The Industry Impact Is a Shift from Data-Collection-Driven Robotics to Prompt-Driven Robotics

The value of pi0.7 is not just better benchmark numbers. It changes the learning paradigm in robotics. In the past, every new task required collecting additional action data and fine-tuning a policy. Now the model begins to handle new tasks through prompting, guidance, and visual subgoals.

This suggests a future in which robot deployment looks more like using a general-purpose foundation model: prompt first, correct as needed, and distill a high-level policy from a small amount of guided data when necessary, instead of building a new task dataset from scratch.

FAQ

What is the most fundamental upgrade from pi0.6 to pi0.7?

The most fundamental upgrade is not a larger parameter count, but a better context design. pi0.7 expands text instructions into a four-layer multimodal prompt and adds both a high-level policy and a world model, which allows it to make better use of heterogeneous, suboptimal, and cross-embodiment data.

Why are subgoal images more important than pure text?

Because many robotic manipulation details are difficult to describe precisely in language, such as grasp angle, gripper pose, and relative object position. Subgoal images make these geometric constraints explicit, which significantly reduces the difficulty of action prediction.

Why can pi0.7 learn from failed data instead of being corrupted by it?

The key is metadata. The model knows which trajectories are faster, higher quality, and whether they contain mistakes. As a result, failed data is no longer noise, but a labeled source of counterexamples and broader state coverage.

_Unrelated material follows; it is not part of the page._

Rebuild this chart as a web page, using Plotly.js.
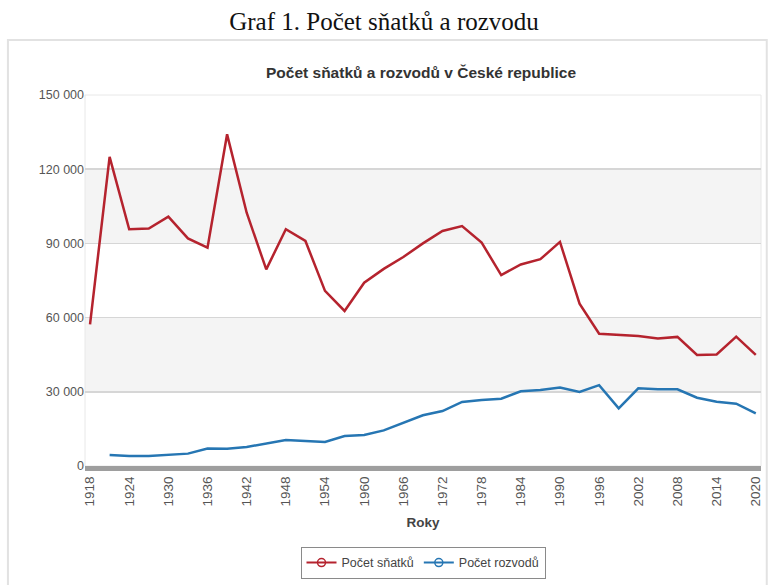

Core Summary: pi0.7 is a 5B-scale general-purpose robot foundation model for embodied intelligence. By introducing a four-layer multimodal prompt, a high-level semantic policy, a world model that generates subgoal images, and MEM video memory into a VLA architecture, it significantly improves out-of-the-box performance, language following, zero-shot cross-embodiment transfer, and compositional task generalization.